Dymonte Thomas had professional scouts at his games as early as his freshman year. Baseball scouts. The 6-1, 190-pound four-star safety hit .390 during his three seasons and still harbors an intense belief he could have made it in that sport. But his focus is entirely on being the best Michigan football player he can be.
"I had such a passion for baseball and people always told me I was good enough to play in college and maybe professionally, but it became more of a backup the better I got at football," he said Tuesday inside Schembechler Hall.
Thomas is one of six early enrollees, and he hopes that arriving for a full winter conditioning and spring ball will enable him to get on the field early next season. He also has to perfect his craft at safety after spending the majority of his high-school career closer to the line of scrimmage at linebacker and defensive end.

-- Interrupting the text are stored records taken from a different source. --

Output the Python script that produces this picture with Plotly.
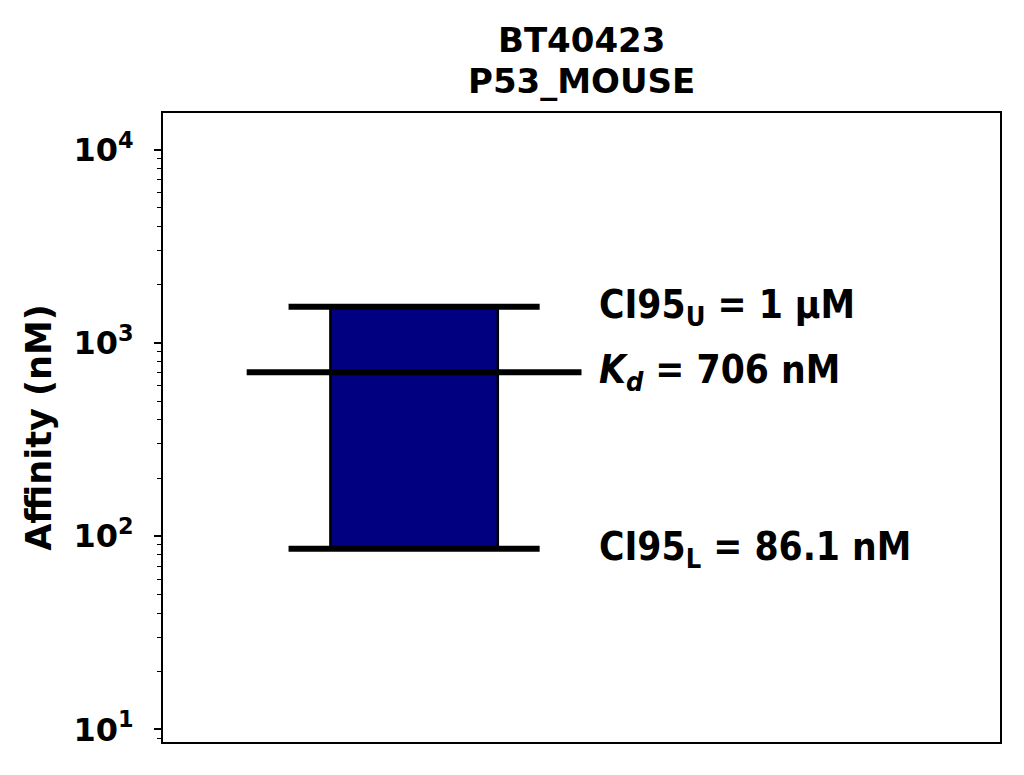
import numpy as np
import plotly.graph_objects as go

# ---- data ----
title_lines = ["BT40423", "P53_MOUSE"]
kd = 706.0
ci_lower = 86.1
ci_upper = 1540.0
labels = {
    "upper": "CI95<sub>U</sub> = 1 µM",
    "kd": "<i>K<sub>d</sub></i> = 706 nM",
    "lower": "CI95<sub>L</sub> = 86.1 nM",
}
y_tickvals = [10, 100, 1000, 10000]
y_ticktext = ["10<sup>1</sup>", "10<sup>2</sup>", "10<sup>3</sup>", "10<sup>4</sup>"]
y_title = "Affinity (nM)"

center = 0.0
bar_w = 0.2
ci_half = 0.15
kd_half = 0.2
text_x = 0.2185

bold = "DejaVu Sans"
cond = "DejaVu Sans Condensed, DejaVu Sans"

fig = go.Figure()
fig.add_trace(go.Bar(
    x=[center], y=[ci_upper - ci_lower], base=[ci_lower], width=bar_w,
    marker=dict(color="#000080", line=dict(color="black", width=2.5)),
    showlegend=False, hoverinfo="skip",
))
for val, half in [(ci_upper, ci_half), (ci_lower, ci_half), (kd, kd_half)]:
    fig.add_trace(go.Scatter(
        x=[center - half, center + half], y=[val, val], mode="lines",
        line=dict(color="black", width=6), showlegend=False, hoverinfo="skip",
    ))

for key, val in [("upper", ci_upper), ("kd", kd), ("lower", ci_lower)]:
    fig.add_annotation(
        x=text_x, y=np.log10(val), xref="x", yref="y", text="<b>" + labels[key] + "</b>",
        showarrow=False, xanchor="left", yanchor="middle",
        font=dict(family=cond, size=38.6, color="black"),
    )

for line, ypos in zip(title_lines, [1.116, 1.051]):
    fig.add_annotation(
        x=0.5, y=ypos, xref="paper", yref="paper", xanchor="center", yanchor="middle",
        text="<b>" + line + "</b>", showarrow=False,
        font=dict(family=bold, size=34, color="black"),
    )

fig.update_layout(
    width=1024, height=775,
    margin=dict(l=155, r=32, t=105, b=41),
    paper_bgcolor="white", plot_bgcolor="white",
    font=dict(family=bold, color="black"),
)
fig.update_xaxes(
    range=[-0.3, 0.7], showticklabels=False, ticks="", showgrid=False, zeroline=False,
    showline=True, linecolor="black", linewidth=2, mirror=True,
)
fig.update_yaxes(
    type="log", range=[np.log10(8.6), np.log10(15500)],
    tickvals=y_tickvals, ticktext=["<b>" + t + "</b>" for t in y_ticktext],
    ticks="outside", ticklen=7, tickwidth=1.5, tickcolor="black",
    minor=dict(ticks="outside", ticklen=4, tickwidth=1.2, tickcolor="black", dtick="D1", showgrid=False),
    tickfont=dict(family=bold, size=32, color="black"),
    ticklabelstandoff=14,
    showgrid=False, zeroline=False,
    showline=True, linecolor="black", linewidth=2, mirror=True,
    title=dict(text="<b>" + y_title + "</b>", font=dict(family=bold, size=35, color="black"), standoff=11),
)

fig.write_html("out.html")
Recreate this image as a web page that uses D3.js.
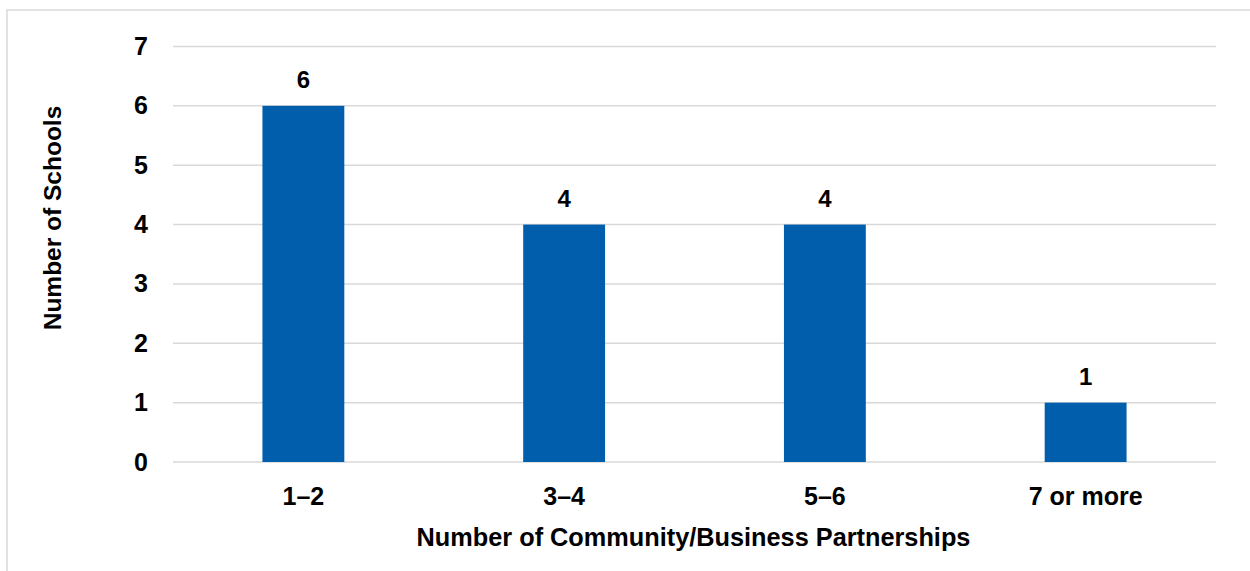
<!DOCTYPE html>
<html>
<head>
<meta charset="utf-8">
<script src="https://cdn.jsdelivr.net/npm/d3@7"></script>
<style>
  body { margin: 0; background: #fff; }
  svg { display: block; }
</style>
</head>
<body>
<svg id="chart"></svg>
<script>
// data
const categories = ["1\u20132", "3\u20134", "5\u20136", "7 or more"];
const schools = [6, 4, 4, 1];
const yTicks = [0, 1, 2, 3, 4, 5, 6, 7];

const W = 1250, H = 571;
const m = {left: 173, right: 34, top: 46.5, bottom: 109};
const FONT = "'Liberation Sans', Arial, sans-serif";

const svg = d3.select("#chart").attr("width", W).attr("height", H);

// chart border
svg.append("rect")
  .attr("x", 7).attr("y", 10)
  .attr("width", 1260).attr("height", 580)
  .attr("fill", "none")
  .attr("stroke", "#d9d9d9")
  .attr("stroke-width", 1.5);

const x = d3.scaleBand()
  .domain(categories)
  .range([m.left, W - m.right])
  .paddingInner(0.686)
  .paddingOuter(0.343);

const y = d3.scaleLinear()
  .domain([0, 7])
  .range([H - m.bottom, m.top]);

// gridlines
svg.append("g")
  .selectAll("line")
  .data(yTicks).enter()
  .append("line")
    .attr("x1", m.left).attr("x2", W - m.right)
    .attr("y1", d => y(d)).attr("y2", d => y(d))
    .attr("stroke", "#d9d9d9")
    .attr("stroke-width", 1.5);

// y axis labels
const yAxis = d3.axisLeft(y).tickValues(yTicks).tickFormat(d3.format("d")).tickSize(0).tickPadding(0);
const gy = svg.append("g")
  .attr("transform", `translate(${m.left - 25},0)`)
  .call(yAxis);
gy.select(".domain").remove();
gy.attr("font-size", null).attr("font-family", null);
gy.selectAll("text")
  .style("font-family", FONT)
  .style("font-size", "25px")
  .style("font-weight", "bold")
  .attr("fill", "#000");

// bars
svg.selectAll("rect.bar")
  .data(schools).enter()
  .append("rect")
    .attr("class", "bar")
    .attr("x", (d, i) => x(categories[i]))
    .attr("y", d => y(d))
    .attr("width", x.bandwidth())
    .attr("height", d => y(0) - y(d))
    .attr("fill", "#005EAC");

// value labels
svg.selectAll("text.val")
  .data(schools).enter()
  .append("text")
    .attr("class", "val")
    .attr("x", (d, i) => x(categories[i]) + x.bandwidth() / 2)
    .attr("y", d => y(d) - 18)
    .attr("text-anchor", "middle")
    .style("font-family", FONT)
    .style("font-size", "24px")
    .style("font-weight", "bold")
    .text(d => d);

// x axis labels
const xAxis = d3.axisBottom(x).tickSize(0).tickPadding(0);
const gx = svg.append("g")
  .attr("transform", `translate(0,${y(0) + 43})`)
  .call(xAxis);
gx.select(".domain").remove();
gx.attr("font-size", null).attr("font-family", null);
gx.selectAll("text")
  .attr("dy", 0)
  .style("font-family", FONT)
  .style("font-size", "25px")
  .style("font-weight", "bold")
  .attr("fill", "#000");

// axis titles
svg.append("text")
  .attr("x", (m.left + W - m.right) / 2 - 1)
  .attr("y", 546)
  .attr("text-anchor", "middle")
  .style("font-family", FONT)
  .style("font-size", "25.3px")
  .style("font-weight", "bold")
  .text("Number of Community/Business Partnerships");

svg.append("text")
  .attr("transform", `translate(61,218) rotate(-90)`)
  .attr("text-anchor", "middle")
  .style("font-family", FONT)
  .style("font-size", "24.5px")
  .style("font-weight", "bold")
  .text("Number of Schools");
</script>
</body>
</html>
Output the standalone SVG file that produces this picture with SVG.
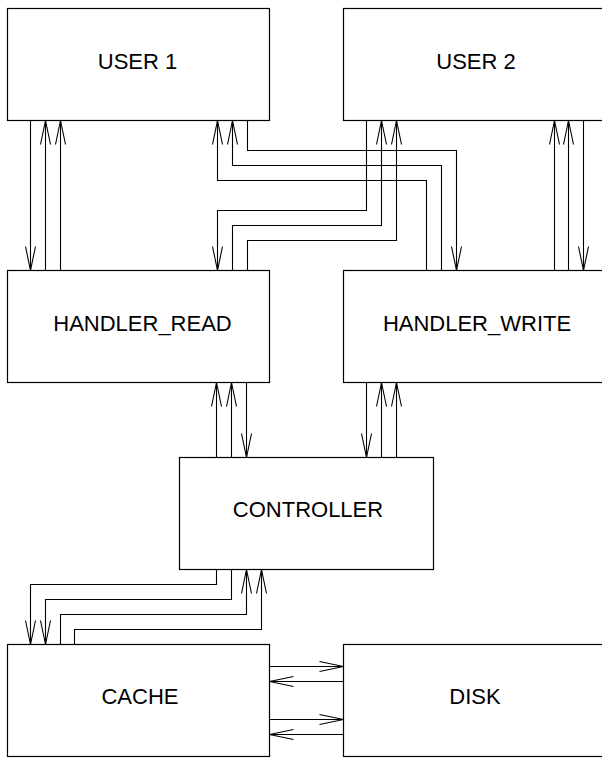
<svg xmlns="http://www.w3.org/2000/svg" width="602" height="759" viewBox="0 0 602 759">
<style>
.box{fill:#fff;stroke:#000;stroke-width:1.2}
.lbl{font-family:"Liberation Sans",Arial,sans-serif;font-size:22px;fill:#000;text-anchor:middle}
.c path{fill:none;stroke:#000;stroke-width:1.1;marker-end:url(#ah)}
</style>
<defs>
<marker id="ah" markerUnits="userSpaceOnUse" markerWidth="30" markerHeight="14" refX="0" refY="0" viewBox="-26 -7 28 14" orient="auto" overflow="visible">
<path d="M-24,-5 L0,0 L-24,5" fill="none" stroke="#000" stroke-width="1.1"/>
</marker>
</defs>
<rect width="602" height="759" fill="#fff"/>
<g id="user1"><rect class="box" x="7.5" y="8.5" width="262" height="112"/><text class="lbl" x="137.5" y="69">USER 1</text></g>
<g id="user2"><rect class="box" x="343.5" y="8.5" width="270" height="112"/><text class="lbl" x="476" y="69">USER 2</text></g>
<g id="handler_read"><rect class="box" x="7.5" y="270.5" width="262" height="112"/><text class="lbl" x="142.5" y="331">HANDLER_READ</text></g>
<g id="handler_write"><rect class="box" x="343.5" y="270.5" width="270" height="112"/><text class="lbl" x="477" y="331">HANDLER_WRITE</text></g>
<g id="controller"><rect class="box" x="179.5" y="457.5" width="254" height="112"/><text class="lbl" x="308" y="516.5">CONTROLLER</text></g>
<g id="cache"><rect class="box" x="7.5" y="644.5" width="262" height="112"/><text class="lbl" x="140" y="704">CACHE</text></g>
<g id="disk"><rect class="box" x="343.5" y="644.5" width="270" height="112"/><text class="lbl" x="475" y="704">DISK</text></g>
<g id="connectors" class="c">
<path d="M30.5,120.5 V270.5"/>
<path d="M45.5,270.5 V120.5"/>
<path d="M60.5,270.5 V120.5"/>
<path d="M247.5,120.5 V150.5 H456.5 V270.5"/>
<path d="M441.5,270.5 V165.5 H232.5 V120.5"/>
<path d="M426.5,270.5 V180.5 H217.5 V120.5"/>
<path d="M366.5,120.5 V210.5 H217.5 V270.5"/>
<path d="M232.5,270.5 V225.5 H381.5 V120.5"/>
<path d="M247.5,270.5 V240.5 H396.5 V120.5"/>
<path d="M554.5,270.5 V120.5"/>
<path d="M568.5,270.5 V120.5"/>
<path d="M583.5,120.5 V270.5"/>
<path d="M216.5,457.5 V382.5"/>
<path d="M231.5,457.5 V382.5"/>
<path d="M246.5,382.5 V457.5"/>
<path d="M366.5,382.5 V457.5"/>
<path d="M381.5,457.5 V382.5"/>
<path d="M396.5,457.5 V382.5"/>
<path d="M216.5,569.5 V584.5 H30.5 V644.5"/>
<path d="M231.5,569.5 V599.5 H45.5 V644.5"/>
<path d="M60.5,644.5 V614.5 H246.5 V569.5"/>
<path d="M74.5,644.5 V629.5 H261.5 V569.5"/>
<path d="M269.5,666.5 H343.5"/>
<path d="M343.5,681.5 H269.5"/>
<path d="M269.5,719.5 H343.5"/>
<path d="M343.5,734.5 H269.5"/>
</g>
</svg>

"There was one game where he actually played along the defensive line, at linebacker, at cornerback and at safety all within four quarters," Marlington coach Ed Miley said.
"He's so physical; I've seen a lot of fast kids and good athletes but never seen anyone as physical as Dymonte. He's relentless to the football, and he doesn't miss tackles. He hits you and you fall backwards. He's used to playing in the box, used to having to navigate through blockers to get to the ball carrier so that will come naturally to him when he moves to safety."
In four seasons a starter for the Dukes, Thomas recorded 360 tackles, including nine sacks, picked off four passes and recovered four fumbles. He also rushed for 4,587 yards on 573 carries (8.0-yard average), scoring 56 touchdowns.
In his final high school game, Thomas had only 72 yards on 22 carries (3.8 yards per carry) in a 38-0 playoff loss to Poland Seminary. However, he probably shouldn't have played; he battled through a bad ankle.
"Here we are getting thumped, not the way he deserved to go out, and late in the game our opponent breaks through the line and the kid is gone for a long touchdown, but there's Dymonte going full speed to chase him down and stop him from scoring," Miley said. "That's the kind of kid he is - he will give you everything he has for four quarters.
"But as good as this kid is on the football field, the thing that stands out to me is his character off the field. My wife and I were at the All-American Bowl and we're walking around and see a special needs kid in a wheelchair just beaming with excitement because he has a signed cleat from a player. We look down and it's Dymonte's signature.
"He's just such an unselfish kid. I joke that there's no such thing as strangers in his life because he takes time for everyone."
Thomas is a terrific fit for Michigan because of that attitude, and because he projects to be a high-impact player on the field too, potentially as early as 2013.
"If you want to play as a freshman - I know [Jordan] Kovacs has graduated but there are a lot of great players here - I knew I needed to go through the weight program and prove to the staff how hard I'll work, and begin earning their trust," he said. "And then go through spring and learn the defense, and work with them on my technique, and just show them that I can make plays.
"I think if I do those things, then come camp next summer they'll already have confidence in me and that will give me a really good chance."